**** STORED DATA ****

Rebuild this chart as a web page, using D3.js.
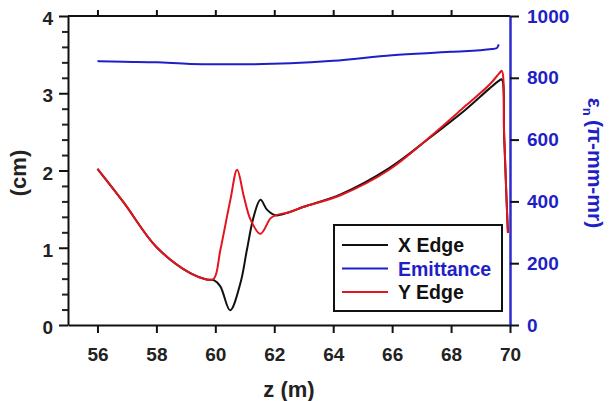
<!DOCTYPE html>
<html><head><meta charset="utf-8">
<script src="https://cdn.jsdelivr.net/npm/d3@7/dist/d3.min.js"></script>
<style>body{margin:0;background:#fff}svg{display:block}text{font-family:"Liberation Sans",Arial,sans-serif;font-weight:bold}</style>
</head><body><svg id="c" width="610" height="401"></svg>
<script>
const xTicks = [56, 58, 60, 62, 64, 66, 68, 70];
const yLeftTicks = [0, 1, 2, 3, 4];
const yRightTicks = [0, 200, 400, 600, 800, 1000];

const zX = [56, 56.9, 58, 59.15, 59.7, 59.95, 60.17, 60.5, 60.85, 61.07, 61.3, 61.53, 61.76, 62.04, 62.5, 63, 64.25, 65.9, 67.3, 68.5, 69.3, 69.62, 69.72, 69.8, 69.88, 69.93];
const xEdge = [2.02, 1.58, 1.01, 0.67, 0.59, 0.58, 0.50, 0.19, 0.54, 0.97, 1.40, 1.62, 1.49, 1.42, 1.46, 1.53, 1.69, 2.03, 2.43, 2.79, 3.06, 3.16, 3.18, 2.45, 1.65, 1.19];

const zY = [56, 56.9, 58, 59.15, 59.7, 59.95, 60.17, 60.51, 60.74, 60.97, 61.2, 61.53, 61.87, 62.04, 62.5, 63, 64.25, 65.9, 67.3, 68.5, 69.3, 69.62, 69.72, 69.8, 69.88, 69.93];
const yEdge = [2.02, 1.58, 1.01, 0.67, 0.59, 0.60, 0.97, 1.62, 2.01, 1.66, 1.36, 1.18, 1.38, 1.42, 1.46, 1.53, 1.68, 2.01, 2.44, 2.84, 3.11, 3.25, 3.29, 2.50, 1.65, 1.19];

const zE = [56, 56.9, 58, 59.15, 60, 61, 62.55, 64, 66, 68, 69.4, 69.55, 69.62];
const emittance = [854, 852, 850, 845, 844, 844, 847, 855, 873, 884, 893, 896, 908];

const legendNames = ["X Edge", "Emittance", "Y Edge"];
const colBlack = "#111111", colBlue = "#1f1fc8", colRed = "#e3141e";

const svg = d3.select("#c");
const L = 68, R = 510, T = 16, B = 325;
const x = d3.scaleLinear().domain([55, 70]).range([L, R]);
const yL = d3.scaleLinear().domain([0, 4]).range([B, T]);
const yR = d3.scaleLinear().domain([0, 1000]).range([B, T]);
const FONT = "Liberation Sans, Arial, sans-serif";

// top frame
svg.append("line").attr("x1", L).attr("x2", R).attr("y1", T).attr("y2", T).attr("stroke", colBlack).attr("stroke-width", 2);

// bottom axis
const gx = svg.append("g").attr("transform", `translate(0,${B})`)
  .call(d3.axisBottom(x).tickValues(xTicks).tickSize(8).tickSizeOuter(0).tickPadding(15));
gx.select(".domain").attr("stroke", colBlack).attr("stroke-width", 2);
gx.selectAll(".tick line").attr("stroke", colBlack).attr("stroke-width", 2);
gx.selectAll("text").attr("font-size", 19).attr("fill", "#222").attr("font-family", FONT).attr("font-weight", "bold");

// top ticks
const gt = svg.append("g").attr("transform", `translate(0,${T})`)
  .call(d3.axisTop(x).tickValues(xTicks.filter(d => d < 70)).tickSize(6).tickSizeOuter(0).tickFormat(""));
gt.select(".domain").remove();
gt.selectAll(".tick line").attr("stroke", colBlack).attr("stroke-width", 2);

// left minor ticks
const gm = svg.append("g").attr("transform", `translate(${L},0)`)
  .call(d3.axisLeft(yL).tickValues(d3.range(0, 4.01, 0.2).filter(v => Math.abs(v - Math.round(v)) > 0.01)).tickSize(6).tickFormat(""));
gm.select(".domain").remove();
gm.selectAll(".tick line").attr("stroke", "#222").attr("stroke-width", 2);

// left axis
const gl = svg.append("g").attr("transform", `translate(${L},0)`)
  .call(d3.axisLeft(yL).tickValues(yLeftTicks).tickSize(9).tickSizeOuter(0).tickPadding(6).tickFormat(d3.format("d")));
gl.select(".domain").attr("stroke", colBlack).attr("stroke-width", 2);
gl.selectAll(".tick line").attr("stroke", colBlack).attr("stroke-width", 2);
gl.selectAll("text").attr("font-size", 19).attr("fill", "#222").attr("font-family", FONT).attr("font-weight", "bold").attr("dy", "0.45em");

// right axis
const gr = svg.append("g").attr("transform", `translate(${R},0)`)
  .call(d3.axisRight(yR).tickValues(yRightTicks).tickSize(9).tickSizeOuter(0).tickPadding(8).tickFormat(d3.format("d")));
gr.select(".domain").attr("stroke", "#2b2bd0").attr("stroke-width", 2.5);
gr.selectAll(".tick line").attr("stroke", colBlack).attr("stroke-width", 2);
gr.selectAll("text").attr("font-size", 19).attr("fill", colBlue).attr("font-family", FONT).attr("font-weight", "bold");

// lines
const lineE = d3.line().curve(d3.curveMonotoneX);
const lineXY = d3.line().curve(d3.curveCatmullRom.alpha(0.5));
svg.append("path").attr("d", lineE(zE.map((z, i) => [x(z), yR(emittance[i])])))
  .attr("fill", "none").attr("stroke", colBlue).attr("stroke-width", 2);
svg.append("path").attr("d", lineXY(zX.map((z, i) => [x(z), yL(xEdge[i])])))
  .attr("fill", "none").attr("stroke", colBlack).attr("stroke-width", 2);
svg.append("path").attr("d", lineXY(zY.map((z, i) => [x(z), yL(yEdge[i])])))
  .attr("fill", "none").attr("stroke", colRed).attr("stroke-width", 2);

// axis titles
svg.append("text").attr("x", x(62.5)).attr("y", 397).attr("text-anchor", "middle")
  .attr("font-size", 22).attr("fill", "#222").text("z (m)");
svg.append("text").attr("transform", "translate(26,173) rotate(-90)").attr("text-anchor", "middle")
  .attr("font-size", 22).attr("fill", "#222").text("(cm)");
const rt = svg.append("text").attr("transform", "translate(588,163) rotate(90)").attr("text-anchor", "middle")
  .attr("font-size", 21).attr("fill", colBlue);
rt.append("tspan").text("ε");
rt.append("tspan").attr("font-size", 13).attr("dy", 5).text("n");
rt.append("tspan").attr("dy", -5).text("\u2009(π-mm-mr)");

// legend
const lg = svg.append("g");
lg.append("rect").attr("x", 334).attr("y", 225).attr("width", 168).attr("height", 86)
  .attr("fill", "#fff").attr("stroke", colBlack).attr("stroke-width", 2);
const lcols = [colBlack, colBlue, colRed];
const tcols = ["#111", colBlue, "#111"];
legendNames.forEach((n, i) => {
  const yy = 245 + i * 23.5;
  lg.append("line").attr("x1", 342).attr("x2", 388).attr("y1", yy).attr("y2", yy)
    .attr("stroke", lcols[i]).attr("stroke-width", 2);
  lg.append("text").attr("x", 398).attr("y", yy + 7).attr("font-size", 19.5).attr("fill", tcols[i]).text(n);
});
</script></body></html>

****

◆ **WRITTEN EXERCISE**
Everything from the first line to the line with "const yRightTicks = [0, 200, 400, 600, 800, 1000];" must be repeated exactly, and nothing else. Leave the pictures out.

◆ **COMPLETE ANSWER**
Rebuild this chart as a web page, using D3.js.
<!DOCTYPE html>
<html><head><meta charset="utf-8">
<script src="https://cdn.jsdelivr.net/npm/d3@7/dist/d3.min.js"></script>
<style>body{margin:0;background:#fff}svg{display:block}text{font-family:"Liberation Sans",Arial,sans-serif;font-weight:bold}</style>
</head><body><svg id="c" width="610" height="401"></svg>
<script>
const xTicks = [56, 58, 60, 62, 64, 66, 68, 70];
const yLeftTicks = [0, 1, 2, 3, 4];
const yRightTicks = [0, 200, 400, 600, 800, 1000];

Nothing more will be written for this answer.